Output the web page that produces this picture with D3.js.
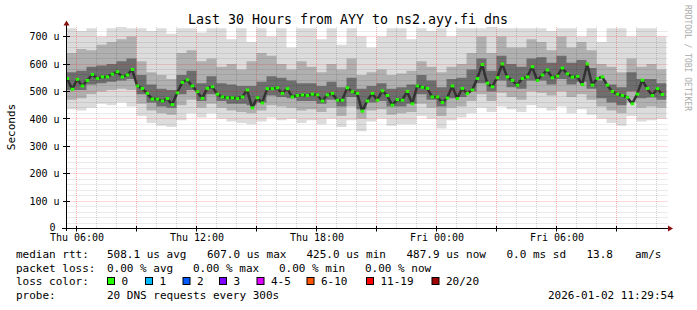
<!DOCTYPE html>
<html>
<head>
<meta charset="utf-8">
<script src="https://cdn.jsdelivr.net/npm/d3@7"></script>
<style>
  body { margin: 0; background: #fff; }
  text { font-family: "DejaVu Sans Mono", monospace; fill: #000; }
</style>
</head>
<body>
<svg class="container"></svg>
<script>
// median rtt, one value every 15 min (microseconds)
const medianValues = [
  547, 508, 544, 520, 540, 562, 547, 553, 553, 563, 572, 553, 560, 580, 520, 511,
  493, 472, 472, 465, 474, 452, 495, 533, 542, 520, 499, 475, 511, 517, 490,
  480, 477, 477, 474, 480, 505, 440, 477, 458, 510, 510, 513, 493, 510, 480,
  485, 487, 485, 490, 487, 465, 487, 493, 468, 468, 513, 499, 493, 428, 465,
  493, 468, 502, 485, 450, 470, 468, 500, 455, 520, 515, 511, 480, 480, 460,
  476, 520, 474, 511, 492, 505, 547, 598, 530, 517, 550, 600, 553, 540, 523,
  547, 553, 590, 540, 560, 578, 550, 556, 585, 564, 552, 555, 525, 600, 523,
  547, 553, 523, 500, 490, 485, 479, 455, 490, 541, 511, 485, 510, 489
];

// smoke bands, one value every 30 min
const smokeMax = [
  730, 720, 730, 700, 730, 735, 730, 730, 720, 730, 710, 730, 730, 715, 730,
  730, 690, 730, 680, 730, 700, 730, 660, 730, 730, 690, 730, 670, 730, 700,
  660, 700, 730, 730, 690, 730, 720, 730, 700, 730, 730, 730, 735, 730, 730,
  730, 730, 730, 720, 730, 730, 700, 730, 680, 730, 730, 700, 730, 730, 700
];
const smokeHi = [
  640, 655, 650, 670, 680, 690, 700, 610, 570, 560, 545, 640, 650, 610, 620,
  590, 600, 580, 610, 640, 630, 600, 580, 610, 590, 570, 600, 580, 620, 560,
  570, 580, 560, 565, 575, 610, 590, 570, 590, 600, 640, 700, 640, 700, 660,
  660, 690, 680, 650, 700, 660, 680, 650, 600, 590, 570, 620, 590, 600, 580
];
const smokeDarkHi = [
  570, 575, 590, 595, 600, 610, 620, 560, 525, 510, 505, 560, 575, 530, 555,
  530, 525, 520, 520, 535, 555, 550, 540, 530, 530, 520, 535, 515, 550, 510,
  520, 530, 510, 515, 525, 560, 540, 515, 545, 550, 580, 620, 575, 630, 600,
  590, 620, 625, 605, 630, 605, 615, 585, 540, 525, 515, 570, 545, 545, 530
];
const smokeDarkLo = [
  505, 505, 525, 530, 535, 540, 545, 490, 460, 445, 440, 490, 505, 465, 490,
  465, 455, 455, 450, 460, 485, 480, 475, 465, 465, 455, 470, 445, 480, 435,
  460, 465, 445, 445, 455, 490, 470, 445, 475, 480, 500, 530, 500, 540, 515,
  510, 540, 540, 525, 545, 525, 535, 510, 475, 460, 450, 500, 475, 478, 470
];
const smokeLo = [
  470, 475, 490, 500, 505, 510, 505, 455, 430, 420, 415, 450, 470, 440, 455,
  440, 430, 425, 420, 430, 450, 445, 440, 430, 435, 425, 440, 410, 445, 400,
  430, 435, 415, 420, 425, 455, 440, 410, 440, 445, 465, 490, 465, 495, 480,
  470, 500, 495, 485, 500, 480, 490, 470, 445, 430, 420, 460, 440, 445, 440
];
const smokeMin = [
  435, 430, 440, 455, 450, 460, 445, 410, 385, 375, 370, 395, 420, 405, 420,
  400, 390, 385, 380, 390, 405, 395, 400, 385, 395, 380, 400, 370, 395, 355,
  390, 400, 375, 380, 380, 410, 400, 365, 395, 405, 420, 440, 425, 445, 435,
  425, 450, 440, 430, 445, 420, 435, 415, 400, 385, 375, 410, 390, 395, 400
];

const yTicks = [0, 100, 200, 300, 400, 500, 600, 700];
const yTickLabels = ["0", "100 u", "200 u", "300 u", "400 u", "500 u", "600 u", "700 u"];
const xTickLabels = ["Thu 06:00", "Thu 12:00", "Thu 18:00", "Fri 00:00", "Fri 06:00"];

const statLabels = ["median rtt:", "packet loss:", "loss color:", "probe:"];
const rttStats = ["508.1 us avg", "607.0 us max", "425.0 us min", "487.9 us now", "0.0 ms sd", "13.8", "am/s"];
const lossStats = ["0.00 % avg", "0.00 % max", "0.00 % min", "0.00 % now"];
const lossLabels = ["0", "1", "2", "3", "4-5", "6-10", "11-19", "20/20"];
const lossColors = ["#26ff00", "#00b8ff", "#0059ff", "#7e00ff", "#dd00ff", "#ff5500", "#ff0000", "#a10000"];
const probeText = "20 DNS requests every 300s";
const stampText = "2026-01-02 11:29:54";

const width = 697;
const height = 310;
const svg = d3.select(".container").attr("width", width).attr("height", height);

const start = new Date(2026, 0, 1, 5, 30);
const end = new Date(2026, 0, 2, 11, 30);
const xScale = d3.scaleTime().domain([start, end]).range([66.5, 666.5]);
const yScale = d3.scaleLinear().domain([0, 735]).range([228.5, 27]);
const plotTop = 27, plotBottom = 228.5, plotLeft = 66.5, plotRight = 668;

svg.append("defs").append("clipPath").attr("id", "plot")
  .append("rect").attr("x", plotLeft).attr("y", plotTop).attr("width", 600).attr("height", plotBottom - plotTop);

const plot = svg.append("g").attr("clip-path", "url(#plot)");

// smoke
const smokeTime = (j) => d3.timeMinute.offset(start, 30 * j);
const bands = [
  { hi: smokeMax, lo: smokeMin, color: "#dcdcdc" },
  { hi: smokeHi, lo: smokeLo, color: "#b0b0b0" },
  { hi: smokeDarkHi, lo: smokeDarkLo, color: "#6e6e6e" },
];
bands.forEach((b) => {
  const pts = b.hi.map((d, j) => ({ t: smokeTime(j), hi: d, lo: b.lo[j] }));
  pts.push({ t: smokeTime(b.hi.length), hi: b.hi[b.hi.length - 1], lo: b.lo[b.lo.length - 1] });
  const area = d3.area().curve(d3.curveStepAfter)
    .x((d) => xScale(d.t)).y0((d) => yScale(d.lo)).y1((d) => yScale(d.hi));
  plot.append("path").datum(pts).attr("d", area).attr("fill", b.color);
});

// grid (drawn over the smoke, like rrdtool)
const snap = (v) => Math.round(v - 0.5) + 0.5;
const hours = d3.timeHour.range(start, end);
const grid = svg.append("g").attr("stroke-dasharray", "1,1").attr("stroke-width", 1);
grid.selectAll(".vg").data(hours).enter().append("line")
  .attr("x1", (d) => snap(xScale(d))).attr("x2", (d) => snap(xScale(d)))
  .attr("y1", plotTop).attr("y2", plotBottom)
  .attr("stroke", (d) => d.getHours() % 3 === 0 ? "rgba(255,0,0,0.3)" : "rgba(0,0,0,0.16)");
grid.selectAll(".hg").data(d3.range(20, 735, 20)).enter().append("line")
  .attr("x1", plotLeft).attr("x2", plotRight)
  .attr("y1", (d) => snap(yScale(d))).attr("y2", (d) => snap(yScale(d)))
  .attr("stroke", (d) => d % 100 === 0 ? "rgba(255,0,0,0.3)" : "rgba(0,0,0,0.16)");

// median
const medTime = (i) => d3.timeMinute.offset(start, 15 * i + 2);
plot.append("path").datum(medianValues)
  .attr("d", d3.line().x((d, i) => xScale(medTime(i))).y((d) => yScale(d)))
  .attr("fill", "none").attr("stroke", "#333").attr("stroke-width", 2.5)
  .attr("stroke-linejoin", "round");
plot.append("g").selectAll("rect").data(medianValues).enter().append("rect")
  .attr("x", (d, i) => xScale(medTime(i)) - 1.5)
  .attr("y", (d) => yScale(d) - 1.5)
  .attr("width", 3.5).attr("height", 3)
  .attr("fill", lossColors[0]);

// axes lines and arrows
svg.append("line").attr("x1", 62).attr("x2", 669).attr("y1", plotBottom).attr("y2", plotBottom).attr("stroke", "#000");
svg.append("line").attr("x1", plotLeft).attr("x2", plotLeft).attr("y1", 231).attr("y2", 23).attr("stroke", "#000");
svg.append("path").attr("d", "M668,225.5L673,228.5L668,231.5Z").attr("fill", "#8b1010");
svg.append("path").attr("d", "M63.5,25.5L66.5,20.5L69.5,25.5Z").attr("fill", "#8b1010");
svg.append("g").selectAll("line").data(yTicks.slice(1)).enter().append("line")
  .attr("x1", 63).attr("x2", 70)
  .attr("y1", (d) => snap(yScale(d))).attr("y2", (d) => snap(yScale(d)))
  .attr("stroke", "#000");
svg.append("g").selectAll("line").data(hours.filter((d) => d.getHours() % 3 === 0)).enter().append("line")
  .attr("x1", (d) => snap(xScale(d))).attr("x2", (d) => snap(xScale(d)))
  .attr("y1", 226).attr("y2", 231.5)
  .attr("stroke", "#000");

// tick labels
const yAxis = d3.axisLeft(yScale).tickValues(yTicks)
  .tickFormat((d, i) => yTickLabels[i]).tickSize(0).tickPadding(0);
const gy = svg.append("g").attr("transform", "translate(59.5,0)").call(yAxis);
gy.select(".domain").remove();
gy.selectAll("text").style("font-family", "DejaVu Sans Mono").style("font-size", "10px")
  .attr("dx", (d) => d === 0 ? -4 : 0).attr("y", (d) => d === 0 ? -1 : 0);

const xTickTimes = hours.filter((d) => d.getHours() % 6 === 0);
const xAxis = d3.axisBottom(xScale).tickValues(xTickTimes)
  .tickFormat((d, i) => xTickLabels[i]).tickSize(0).tickPadding(0);
const gx = svg.append("g").attr("transform", "translate(0,234)").call(xAxis);
gx.select(".domain").remove();
gx.selectAll("text").style("font-family", "DejaVu Sans Mono").style("font-size", "10px");

// title, axis title, watermark
svg.append("text").attr("x", 348).attr("y", 24).attr("text-anchor", "middle")
  .style("font-size", "13.3px").text("Last 30 Hours from AYY to ns2.ayy.fi dns");
svg.append("text").attr("transform", "translate(15,127) rotate(-90)").attr("text-anchor", "middle")
  .style("font-size", "11px").text("Seconds");
svg.append("text").attr("transform", "translate(684.5,5) rotate(90)")
  .style("font-size", "8px").style("fill", "#aaaaaa").text("RRDTOOL / TOBI OETIKER");

// legend
const rowY = [258, 271.5, 285, 299];
const legend = svg.append("g").style("font-size", "11px");
legend.selectAll(".lab").data(statLabels).enter().append("text")
  .attr("x", 16).attr("y", (d, i) => rowY[i]).text((d) => d);

const rttX = [107, 207, 306.5, 406.5, 506.5, 586.5, 635];
legend.selectAll(".rtt").data(rttStats).enter().append("text")
  .attr("x", (d, i) => rttX[i]).attr("y", rowY[0]).text((d) => d);
legend.selectAll(".loss").data(lossStats).enter().append("text")
  .attr("x", (d, i) => 107 + 86 * i).attr("y", rowY[1]).text((d) => d);

const boxX = [107, 145, 182.5, 219, 256.5, 306.5, 366, 431.5];
const items = legend.selectAll(".lc").data(lossLabels).enter().append("g");
items.append("rect")
  .attr("x", (d, i) => boxX[i] + 0.5).attr("y", 277.5).attr("width", 7).attr("height", 7)
  .attr("fill", (d, i) => lossColors[i]).attr("stroke", "#000");
items.append("text")
  .attr("x", (d, i) => boxX[i] + 14.5).attr("y", rowY[2]).text((d) => d);

legend.append("text").attr("x", 107).attr("y", rowY[3]).text(probeText);
legend.append("text").attr("x", 548).attr("y", rowY[3]).text(stampText);
</script>
</body>
</html>
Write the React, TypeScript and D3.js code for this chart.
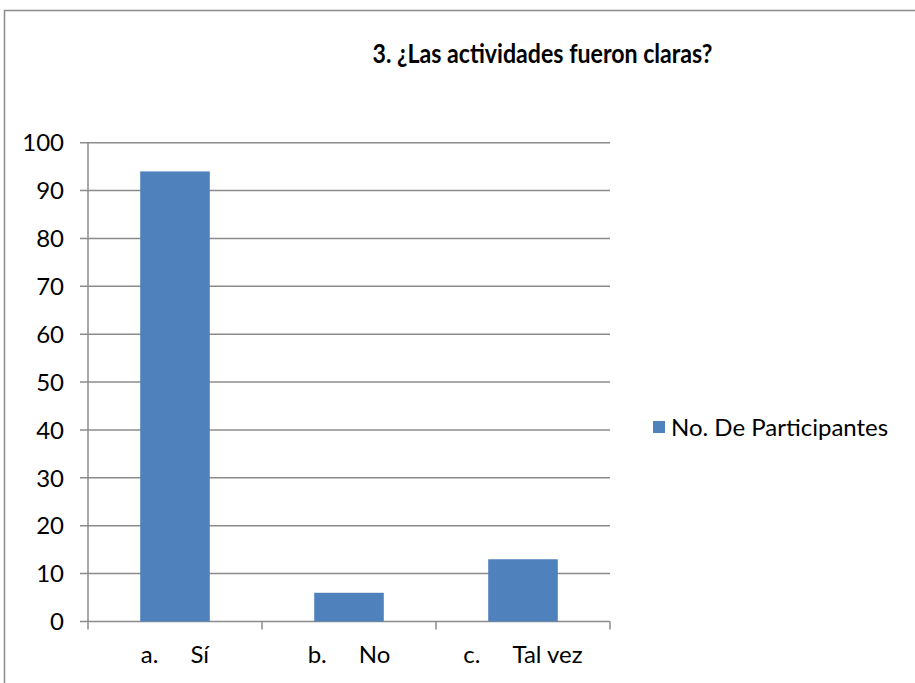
import React, { useRef, useEffect } from 'react';
import * as d3 from 'd3';

// datos del grafico
const categories = ['a.', 'b.', 'c.'];
const labels = ['Sí', 'No', 'Tal vez'];
const participants = [94, 6, 13];
const yTicks = [0, 10, 20, 30, 40, 50, 60, 70, 80, 90, 100];
const title = '3. ¿Las actividades fueron claras?';
const seriesName = 'No. De Participantes';

const App = () => {
    const ref = useRef<SVGSVGElement | null>(null);

    useEffect(() => {
        if (!ref.current) return;
        const svg = d3.select(ref.current);
        svg.selectAll('*').remove();

        const font = 'Lato, "Liberation Sans", Arial, sans-serif';
        const grid = '#8c8c8c';
        const barColor = '#4f81bd';
        const fs = '24px';

        const left = 88, right = 610, top = 142.7, bottom = 621.5;

        // marco del grafico
        svg.append('rect')
            .attr('x', 4.5).attr('y', 10.5)
            .attr('width', 1200).attr('height', 1000)
            .attr('fill', '#fff')
            .attr('stroke', grid)
            .attr('stroke-width', 1.5);

        const t = svg.append('text')
            .attr('x', 542.5).attr('y', 63)
            .attr('text-anchor', 'middle')
            .style('font-family', font)
            .style('font-weight', 'bold')
            .style('font-size', '27px')
            .attr('fill', '#000')
            .text(title);
        // ajustar ancho del titulo al original
        if ((t.node() as SVGTextElement).getComputedTextLength() > 340) {
            t.attr('textLength', 340).attr('lengthAdjust', 'spacingAndGlyphs');
        }

        const x = d3.scaleBand<string>()
            .domain(categories)
            .range([left, right])
            .padding(0);
        const y = d3.scaleLinear().domain([0, 100]).range([bottom, top]);

        // lineas de cuadricula
        svg.append('g')
            .selectAll('line')
            .data(yTicks)
            .join('line')
            .attr('x1', left - 8).attr('x2', right)
            .attr('y1', d => y(d)).attr('y2', d => y(d))
            .attr('stroke', grid)
            .attr('stroke-width', 1.5);

        svg.append('line')
            .attr('x1', left).attr('x2', left)
            .attr('y1', top).attr('y2', bottom)
            .attr('stroke', grid)
            .attr('stroke-width', 1.5);

        // marcas del eje x
        const bounds = categories.map(c => x(c) as number).concat([right]);
        svg.append('g')
            .selectAll('line')
            .data(bounds)
            .join('line')
            .attr('x1', d => d).attr('x2', d => d)
            .attr('y1', bottom).attr('y2', bottom + 8)
            .attr('stroke', grid)
            .attr('stroke-width', 1.5);

        svg.append('g')
            .selectAll('text')
            .data(yTicks)
            .join('text')
            .attr('x', 64)
            .attr('y', d => y(d))
            .attr('dy', '0.36em')
            .attr('text-anchor', 'end')
            .style('font-family', font)
            .style('font-size', fs)
            .attr('fill', '#000')
            .text(d => d);

        // barras
        const bw = x.bandwidth() * 0.4;
        svg.append('g')
            .selectAll('rect')
            .data(participants)
            .join('rect')
            .attr('x', (d, i) => (x(categories[i]) as number) + (x.bandwidth() - bw) / 2)
            .attr('y', d => y(d))
            .attr('width', bw)
            .attr('height', d => y(0) - y(d))
            .attr('fill', barColor);

        // etiquetas de categorias (con tabulador)
        const gap = 32;
        categories.forEach((c, i) => {
            const g = svg.append('g');
            const a = g.append('text')
                .style('font-family', font)
                .style('font-size', fs)
                .attr('fill', '#000')
                .attr('y', 663)
                .text(c);
            const b = g.append('text')
                .style('font-family', font)
                .style('font-size', fs)
                .attr('fill', '#000')
                .attr('y', 663)
                .text(labels[i]);
            const wa = (a.node() as SVGTextElement).getComputedTextLength();
            const wb = (b.node() as SVGTextElement).getComputedTextLength();
            const cx = (x(c) as number) + x.bandwidth() / 2;
            const start = cx - (wa + gap + wb) / 2;
            a.attr('x', start);
            b.attr('x', start + wa + gap);
        });

        // leyenda
        svg.append('rect')
            .attr('x', 653).attr('y', 421)
            .attr('width', 12).attr('height', 12)
            .attr('fill', barColor);
        svg.append('text')
            .attr('x', 671).attr('y', 427)
            .attr('dy', '0.36em')
            .style('font-family', font)
            .style('font-size', fs)
            .attr('fill', '#000')
            .text(seriesName);
    }, []);

    return (
        <svg
            ref={ref}
            width={915}
            height={683}
            style={{ position: 'absolute', left: 0, top: 0, background: '#fff' }}
        />
    );
};

export default App;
· · · · · · ·
● **Stated goal**: Take the stretch from the line containing "Write the React, TypeScript" through the line containing "const left = 88, right" and reproduce it exactly, both ends included. Omit the pictures.

● **Result below**:
Write the React, TypeScript and D3.js code for this chart.
import React, { useRef, useEffect } from 'react';
import * as d3 from 'd3';

// datos del grafico
const categories = ['a.', 'b.', 'c.'];
const labels = ['Sí', 'No', 'Tal vez'];
const participants = [94, 6, 13];
const yTicks = [0, 10, 20, 30, 40, 50, 60, 70, 80, 90, 100];
const title = '3. ¿Las actividades fueron claras?';
const seriesName = 'No. De Participantes';

const App = () => {
    const ref = useRef<SVGSVGElement | null>(null);

    useEffect(() => {
        if (!ref.current) return;
        const svg = d3.select(ref.current);
        svg.selectAll('*').remove();

        const font = 'Lato, "Liberation Sans", Arial, sans-serif';
        const grid = '#8c8c8c';
        const barColor = '#4f81bd';
        const fs = '24px';

        const left = 88, right = 610, top = 142.7, bottom = 621.5;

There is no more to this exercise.